There were toasts and vows of “indestructible” friendship, but it remains doubtful whether Syrian President Hafez Assad’s controversial visit to France has done anything to advance the Middle East peace process.
Assad, who visited July 16-18 — his first trip to France in 22 years — sought to muster support from France and its European Union partners to play a wider role in the peace process, especially in helping Syria regain the Golan Heights, captured by Israel in the 1967 Six-Day War.
But Chirac’s red-carpet reception of the Syrian leader was sharply criticized by the French media as well as by human rights activists and Jewish groups who branded Assad a “dictator” amid charges that Syria is harboring an alleged war criminal wanted in France.
Assad has repeatedly maintained that Jerusalem’s acceptance of a Golan withdrawal is a precondition for the resumption of Israeli-Syrian peace talks, prompting Israeli Prime Minister Benjamin Netanyahu’s response that Israel would not accept any preconditions for restarting bilateral talks.
Israel broke off the talks in March 1996 after Syria refused to condemn a series of terror attacks that took place at the time in Jerusalem and Tel Aviv.
At a state dinner in Assad’s honor, where he was received warmly by members of the French government and business leaders, the Syrian leader blamed what he called Netanyahu’s “intransigence,” saying the “peace process has been reduced to zero.”
Jewish leaders accused Assad of hypocrisy.
“Syria occupies Lebanon and has no intention of leaving. So anyone who comes to teach a lesson that they themselves cannot apply is not really credible,” said Michel Zaoui, vice president of CRIF, the umbrella group of secular French Jewish organizations.
While Assad stressed during his stay that a greater European role in the peace process would not undermine American efforts, it is widely known that he has been frustrated with the U.S. failure to press Israel to make concessions on the Golan.
Assad harbors a profound distrust of American policy in the Middle East, say observers.
“Damascus fears a U.S. policy that would isolate it,” said Bassma Kodmani Darwish, a specialist on Syria at the French Institute for International Relations. “They know that the U.S. administration and Congress are deeply imbued with Israeli points of view and are hostile toward Syria.”

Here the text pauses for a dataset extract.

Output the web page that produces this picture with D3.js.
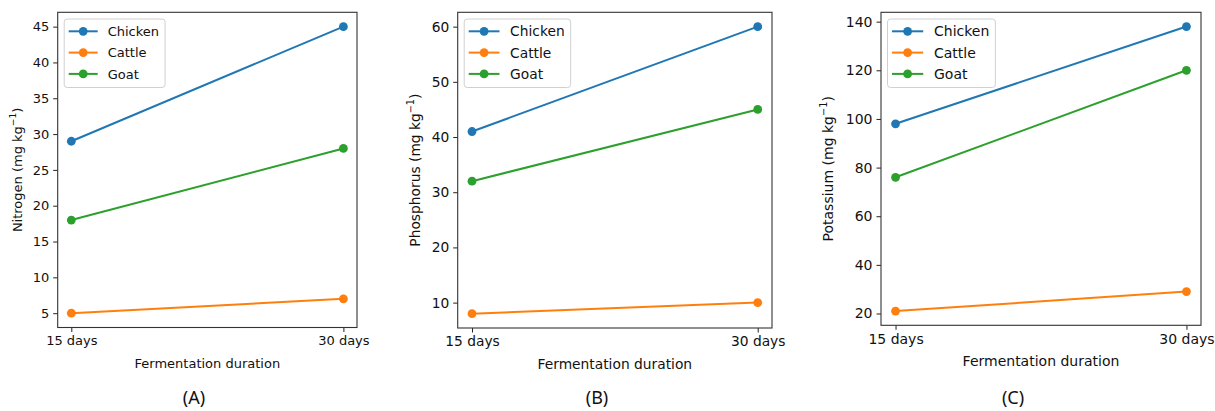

Chirac, who has been courting Arab nations to position France for a greater role in Middle East peacemaking, reiterated that there could be no peace accord with Lebanon without a withdrawal from the Golan.
Prime Minister Lionel Jospin went further.
“France recognizes the right of Syria to regain its total sovereignty over the Golan. Negotiations with Israel should not stress the principal of this sovereignty but the ways to restore it,” he said.
But chances of a greater French role in the peace process are unlikely because Israel, which sees France as pro-Arab, has rejected mediation by any other country than the United States.
The timing of Assad’s visit provoked protests from French Jews.
Nazi-hunter Serge Klarsfeld, who heads an association of Holocaust survivors, led a demonstration outside the Syrian Embassy during Assad’s visit, which fell on the anniversary of a mass roundup of more than 13,000 Jews in 1942.
The visit also prompted charges that Syria is providing haven for the last leading Nazi still believed to be on the loose — one who played a central role in the deportation of Jews from France.
Klarsfeld accused Assad of sheltering former Nazi official Alois Brunner, who was condemned to death in absentia by two French courts in 1954.
Brunner, who served during World War II as personal secretary to Adolf Eichmann, Hitler’s chief aide, was commander of the infamous Drancy transit camp outside Paris, where some 62,000 of the 76,000 Jews deported from France were detained before being sent to Auschwitz.
The person whom Eichmann once described as his “best man” orchestrated the deaths of some 128,000 Jews from Austria, Greece, France and Slovakia during the war years.
Brunner disappeared at the end of the war, but resurfaced in the 1950s and 1960s in Egypt. He then moved to Syria, where the government used him to train secret police.
When Chirac raised the question of Brunner’s presence in Syria, Assad told the French leader that as far as he knew Brunner was not in the country.
Assad, who has refused to allow French officials to investigate Brunner’s whereabouts in Syria, told Chirac he would “examine the issue,” according to Chirac’s spokeswoman.
Many French press reports published during the visit portrayed Assad as a man who rules his country with an iron first and with little concern for human rights.
Even the left-leaning press, usually critical of Israel, was puzzled by Chirac’s welcoming of Assad.
“It’s hard to understand why Chirac, whose visit to Damascus in October 1996 had already been problematic, accepted to deliver a note of good behavior to a man who couldn’t care less about human rights or democracy,” said the daily newspaper Liberation, which described Assad as a leader who “considers terrorism an art.”